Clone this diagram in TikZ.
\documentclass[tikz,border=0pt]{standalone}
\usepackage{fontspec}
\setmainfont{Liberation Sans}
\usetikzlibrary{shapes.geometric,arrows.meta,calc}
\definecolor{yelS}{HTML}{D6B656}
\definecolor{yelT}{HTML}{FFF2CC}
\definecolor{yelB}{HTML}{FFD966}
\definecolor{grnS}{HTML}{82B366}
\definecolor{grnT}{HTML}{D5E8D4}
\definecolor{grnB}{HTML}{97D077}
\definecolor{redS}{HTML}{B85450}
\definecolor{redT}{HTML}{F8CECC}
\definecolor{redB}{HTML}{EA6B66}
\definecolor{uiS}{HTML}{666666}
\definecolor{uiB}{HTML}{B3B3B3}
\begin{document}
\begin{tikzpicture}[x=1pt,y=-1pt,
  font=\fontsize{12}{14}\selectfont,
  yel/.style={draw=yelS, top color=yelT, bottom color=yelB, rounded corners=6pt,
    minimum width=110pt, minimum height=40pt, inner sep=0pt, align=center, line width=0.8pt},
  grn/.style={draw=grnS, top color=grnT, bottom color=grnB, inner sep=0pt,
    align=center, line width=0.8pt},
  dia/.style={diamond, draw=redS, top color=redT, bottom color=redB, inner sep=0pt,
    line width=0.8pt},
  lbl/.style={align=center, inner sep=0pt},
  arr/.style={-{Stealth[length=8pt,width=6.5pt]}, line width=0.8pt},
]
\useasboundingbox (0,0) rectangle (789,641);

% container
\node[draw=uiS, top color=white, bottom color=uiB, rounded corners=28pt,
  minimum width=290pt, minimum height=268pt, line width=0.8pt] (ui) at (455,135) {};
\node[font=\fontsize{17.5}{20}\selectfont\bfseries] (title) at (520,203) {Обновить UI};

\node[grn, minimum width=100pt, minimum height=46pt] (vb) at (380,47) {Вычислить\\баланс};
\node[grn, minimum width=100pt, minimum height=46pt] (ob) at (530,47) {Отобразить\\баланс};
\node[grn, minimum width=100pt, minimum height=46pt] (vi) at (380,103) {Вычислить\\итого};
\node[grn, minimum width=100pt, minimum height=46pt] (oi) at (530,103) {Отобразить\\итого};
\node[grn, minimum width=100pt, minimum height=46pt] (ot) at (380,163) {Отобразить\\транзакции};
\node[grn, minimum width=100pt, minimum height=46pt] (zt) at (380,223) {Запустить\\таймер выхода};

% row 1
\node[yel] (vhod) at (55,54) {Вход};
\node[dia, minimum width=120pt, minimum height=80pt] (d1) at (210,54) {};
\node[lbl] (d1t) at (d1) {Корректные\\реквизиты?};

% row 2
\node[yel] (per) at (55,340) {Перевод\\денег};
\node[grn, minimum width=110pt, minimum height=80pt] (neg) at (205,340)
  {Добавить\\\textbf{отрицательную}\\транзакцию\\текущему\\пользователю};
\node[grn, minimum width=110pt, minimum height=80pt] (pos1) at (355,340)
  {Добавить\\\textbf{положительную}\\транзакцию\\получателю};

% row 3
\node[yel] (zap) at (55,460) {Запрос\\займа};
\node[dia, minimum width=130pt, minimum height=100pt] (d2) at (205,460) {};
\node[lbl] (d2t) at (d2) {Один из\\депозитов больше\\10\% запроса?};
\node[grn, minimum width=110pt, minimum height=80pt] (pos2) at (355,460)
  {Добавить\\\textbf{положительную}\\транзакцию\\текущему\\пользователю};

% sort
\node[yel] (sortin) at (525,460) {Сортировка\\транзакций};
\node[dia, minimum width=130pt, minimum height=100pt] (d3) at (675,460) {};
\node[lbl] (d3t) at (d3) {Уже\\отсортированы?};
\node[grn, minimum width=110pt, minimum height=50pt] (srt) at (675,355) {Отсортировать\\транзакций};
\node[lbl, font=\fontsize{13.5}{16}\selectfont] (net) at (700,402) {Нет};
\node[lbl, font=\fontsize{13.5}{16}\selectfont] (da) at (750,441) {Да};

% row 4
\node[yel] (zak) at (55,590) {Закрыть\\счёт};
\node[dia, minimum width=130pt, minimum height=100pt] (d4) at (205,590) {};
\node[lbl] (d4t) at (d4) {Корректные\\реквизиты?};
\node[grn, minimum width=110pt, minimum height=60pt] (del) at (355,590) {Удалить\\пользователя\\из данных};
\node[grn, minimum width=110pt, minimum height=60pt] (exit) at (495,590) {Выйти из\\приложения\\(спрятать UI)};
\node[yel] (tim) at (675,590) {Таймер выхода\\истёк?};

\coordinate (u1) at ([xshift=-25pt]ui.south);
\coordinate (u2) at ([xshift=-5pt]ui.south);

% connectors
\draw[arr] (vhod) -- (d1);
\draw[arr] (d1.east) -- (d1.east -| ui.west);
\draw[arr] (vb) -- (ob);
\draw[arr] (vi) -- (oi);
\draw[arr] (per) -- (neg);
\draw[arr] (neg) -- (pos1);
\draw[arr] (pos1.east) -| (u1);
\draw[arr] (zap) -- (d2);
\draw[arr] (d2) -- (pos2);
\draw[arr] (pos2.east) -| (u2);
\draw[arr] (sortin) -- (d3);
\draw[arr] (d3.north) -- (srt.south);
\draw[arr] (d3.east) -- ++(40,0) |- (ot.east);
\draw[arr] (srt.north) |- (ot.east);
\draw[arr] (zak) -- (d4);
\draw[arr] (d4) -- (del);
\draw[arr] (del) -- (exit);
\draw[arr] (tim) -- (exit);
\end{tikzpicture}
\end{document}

----------------------------------------

Starting at the first line of the material above, reproduce each line exactly up to and including the line with "(title) at (520,203)".

Clone this diagram in TikZ.
\documentclass[tikz,border=0pt]{standalone}
\usepackage{fontspec}
\setmainfont{Liberation Sans}
\usetikzlibrary{shapes.geometric,arrows.meta,calc}
\definecolor{yelS}{HTML}{D6B656}
\definecolor{yelT}{HTML}{FFF2CC}
\definecolor{yelB}{HTML}{FFD966}
\definecolor{grnS}{HTML}{82B366}
\definecolor{grnT}{HTML}{D5E8D4}
\definecolor{grnB}{HTML}{97D077}
\definecolor{redS}{HTML}{B85450}
\definecolor{redT}{HTML}{F8CECC}
\definecolor{redB}{HTML}{EA6B66}
\definecolor{uiS}{HTML}{666666}
\definecolor{uiB}{HTML}{B3B3B3}
\begin{document}
\begin{tikzpicture}[x=1pt,y=-1pt,
  font=\fontsize{12}{14}\selectfont,
  yel/.style={draw=yelS, top color=yelT, bottom color=yelB, rounded corners=6pt,
    minimum width=110pt, minimum height=40pt, inner sep=0pt, align=center, line width=0.8pt},
  grn/.style={draw=grnS, top color=grnT, bottom color=grnB, inner sep=0pt,
    align=center, line width=0.8pt},
  dia/.style={diamond, draw=redS, top color=redT, bottom color=redB, inner sep=0pt,
    line width=0.8pt},
  lbl/.style={align=center, inner sep=0pt},
  arr/.style={-{Stealth[length=8pt,width=6.5pt]}, line width=0.8pt},
]
\useasboundingbox (0,0) rectangle (789,641);

% container
\node[draw=uiS, top color=white, bottom color=uiB, rounded corners=28pt,
  minimum width=290pt, minimum height=268pt, line width=0.8pt] (ui) at (455,135) {};
\node[font=\fontsize{17.5}{20}\selectfont\bfseries] (title) at (520,203) {Обновить UI};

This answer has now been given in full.